Les conditions nécessaires de réussite passent notamment par une connaissance fine de la culture du territoire, la mutualisation des moyens de réflexion et d’action, le fait de favoriser l’arrivée de nouveaux acteurs économiques (entreprises, centres de recherche, sociétés de conseil, de formation). La démarche exige  une connaissance la plus complète possible des ressources territoriales et de leurs potentielles combinaisons.

Le recours à l'intelligence territoriale

A ce titre, L’intelligence territoriale si elle permet un accompagnement des entreprises dans leur stratégie de conquête de marchés internationaux , en aidant à la visibilité à l’international, contribue à son niveau à limiter  les désindustrialisations et délocalisations. L’application territoriale de l’Intelligence économique est étroitement associée à ce que l’on appelle aujourd’hui le « marketing territorial » qui permet de mêler l’identité et l’image du territoire avec l ’identité et l’image des acteurs-utilisateurs.
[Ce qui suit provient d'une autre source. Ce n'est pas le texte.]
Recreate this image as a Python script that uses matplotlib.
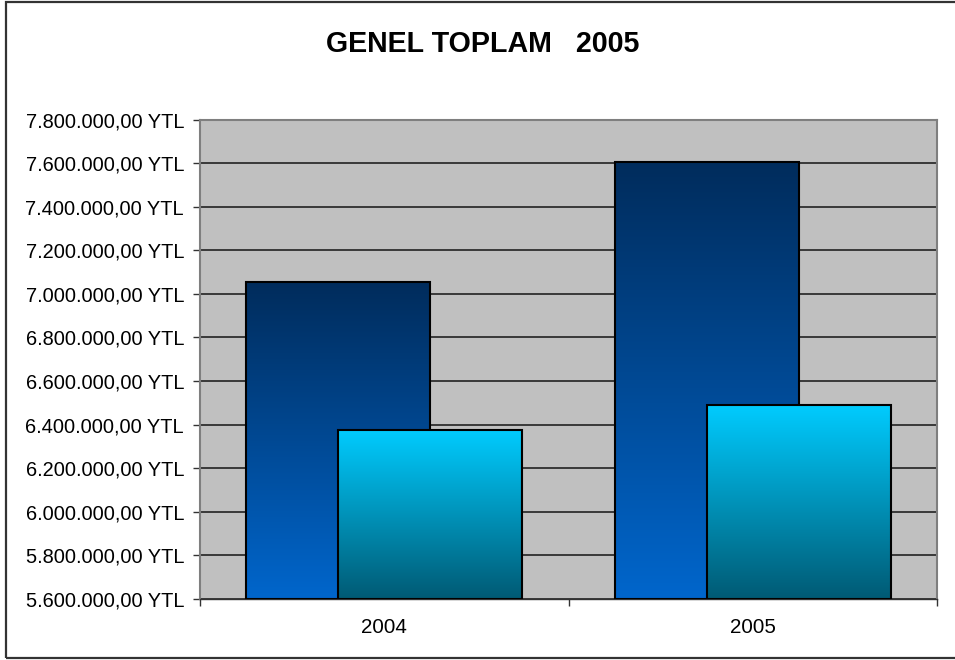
import matplotlib
matplotlib.use("Agg")
import matplotlib.pyplot as plt
import numpy as np
from matplotlib.colors import LinearSegmentedColormap
from matplotlib.patches import Rectangle
from matplotlib.ticker import FuncFormatter, MultipleLocator

years = ["2004", "2005"]
series_a = [7054000, 7606000]
series_b = [6377000, 6492000]

title = "GENEL TOPLAM   2005"


def tr_money(v, _pos=None):
    s = f"{v:,.2f}".replace(",", "X").replace(".", ",").replace("X", ".")
    return s + " YTL"


def gradient_bar(ax, rect, top_color, bottom_color):
    cmap = LinearSegmentedColormap.from_list("g", [bottom_color, top_color])
    x0, y0 = rect.get_x(), rect.get_y()
    w, h = rect.get_width(), rect.get_height()
    grad = np.linspace(0, 1, 256).reshape(-1, 1)
    im = ax.imshow(grad, cmap=cmap, origin="lower", aspect="auto",
                   extent=(x0, x0 + w, y0, y0 + h), zorder=rect.get_zorder() - 0.01,
                   interpolation="bilinear")
    im.set_clip_path(rect)
    rect.set_facecolor("none")


def main() -> None:
    plt.rcParams["font.family"] = ["Liberation Sans", "DejaVu Sans"]
    fig = plt.figure(figsize=(9.55, 6.6), dpi=100)
    ax = fig.add_axes([200 / 955, 1 - 599 / 660, 737 / 955, 479.5 / 660])

    ymin, ymax = 5600000, 7800000
    x = np.arange(len(years))
    width = 0.5
    off = 0.125

    bars_a = ax.bar(x - off, [v - ymin for v in series_a], width, bottom=ymin,
                    edgecolor="black", linewidth=1.5, zorder=3)
    bars_b = ax.bar(x + off, [v - ymin for v in series_b], width, bottom=ymin,
                    edgecolor="black", linewidth=1.5, zorder=4)
    for r in bars_a:
        gradient_bar(ax, r, "#002C5C", "#0066CC")
    for r in bars_b:
        gradient_bar(ax, r, "#00CCFF", "#005A74")

    ax.set_xlim(-0.5, len(years) - 0.5)
    ax.set_ylim(ymin, ymax)
    ax.set_facecolor("#C0C0C0")
    ax.yaxis.set_major_locator(MultipleLocator(200000))
    ax.yaxis.set_major_formatter(FuncFormatter(tr_money))
    ax.grid(axis="y", color="#222222", linewidth=1.2, zorder=1)
    ax.set_axisbelow(True)

    ax.set_xticks(np.arange(len(years) + 1) - 0.5, minor=False)
    ax.set_xticklabels([""] * (len(years) + 1))
    ax.set_xticks(x, minor=True)
    ax.set_xticklabels(years, minor=True)
    ax.tick_params(axis="x", which="minor", length=0, pad=14, labelsize=14.8)
    ax.tick_params(axis="x", which="major", length=5, width=1, color="#333333", direction="out")
    ax.tick_params(axis="y", length=5, width=1, color="#333333", pad=6.5, labelsize=14.4)

    for side in ["left", "top", "right"]:
        ax.spines[side].set_color("#7F7F7F")
        ax.spines[side].set_linewidth(1.5)
    ax.spines["bottom"].set_color("#333333")
    ax.spines["bottom"].set_linewidth(1.0)

    fig.text(483 / 955, 1 - 44 / 660, title, ha="center", va="center",
             fontsize=20.6, fontweight="bold")

    border = Rectangle((6 / 955, 2 / 660), 1.0, 656 / 660, transform=fig.transFigure,
                       fill=False, edgecolor="#333333", linewidth=1.6, clip_on=False)
    fig.patches.append(border)

    fig.savefig("out.png", dpi=100)


if __name__ == "__main__":
    main()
Elle peut aussi  favoriser la mise en place de réseaux de partenariats entre le public et le privé dans l’optique d’améliorer la circulation de l’information stratégique du premier vers le second en identifiant préalablement les acteurs, en s’appuyant sur des outils d’intelligence territoriale comme les schémas régionaux de développement économique ou le contrat de projet Etat/région.
Aller dans le sens d’une capacité collective du territoire pour anticiper les ruptures qui vont l’atteindre, nécessite la mise en œuvre d’une évolution de sa culture informationnelle basée sur une logique d’interaction, une logique de projet. Et qui prend son sens dans une communication des compétences locales.
Une information identifiée, collectée, compilée ,traitée, organisée, diffusée.
Derrière ces expériences encore peu répandues de GTEC mais en développement, se pense et commence à se pratiquer une GRH davantage au carrefour de plusieurs établissements se basant sur des relations de réseaux et de proximité  construites par des acteurs soucieux d’être dans un mouvement plurisectoriel et prospectif.